Staff liabilities may bleed small PSBs

Public sector banks will need to fully deploy an RBI escape clause in provisioning requirements for employee liabilities to ensure their costs do not soar by at least Rs 800 crore each this fiscal. These banks are planning to introduce additional retirement benefits that could cost them up to Rs 25,000 crore. This is more than half their estimated gross profit for this fiscal at Rs 42,000 crore. The proposed package for employee benefits includes pension, provident fund and gratuity. Banking sources said liabilities could vary from Rs 800 crore to Rs 1,000 crore for each bank, depending on employee strength. To make full provision for employee-related costs in a single shot in one year could push a large number of banks into the red. They are, therefore, keen to use the breather provided by RBI on the accounting standards on employee benefits. The AS-15 norm allows them to spread the full provision for staff-related liability over five years.
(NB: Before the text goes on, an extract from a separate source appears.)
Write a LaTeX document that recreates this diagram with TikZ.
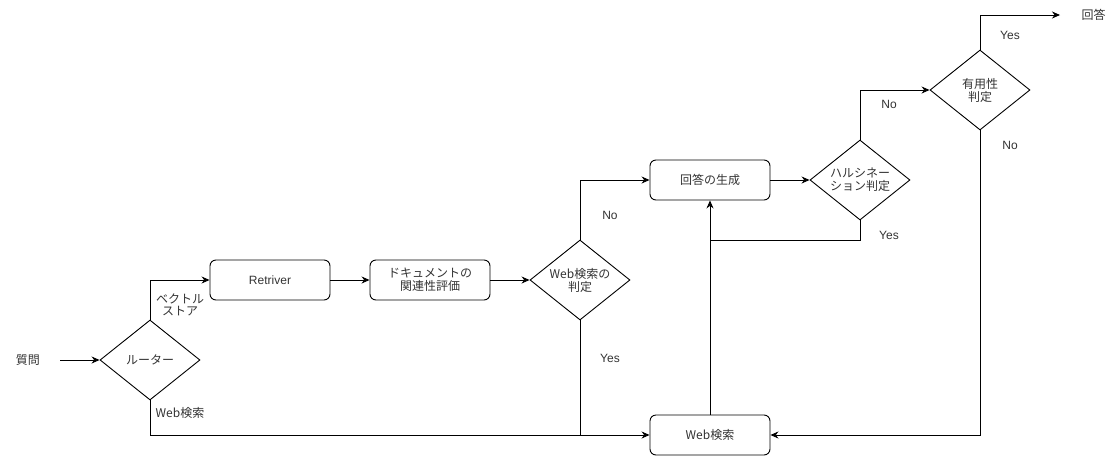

One PSU bank CEO said that while State Bank of India and Canara Bank, which have net profits of Rs 4,541.31 crore and Rs 1,421 crore, respectively, could afford to make provisioning for employee-related costs in one shot without any major impact on their bottom lines, mid-sized banks like Oriental Bank of Commerce and Corporation Bank, with net profits of Rs580 crore and Rs 536 crore, respectively, may need to space out the liabilities. The cost for banks would soar by an additional Rs 5,000 crore in case the government decides to provide an option to all employees to move towards pension benefits in lieu of provident fund. Of the 7 lakh people employed by the 27 public sector banks, about 3 lakh are covered under provident fund.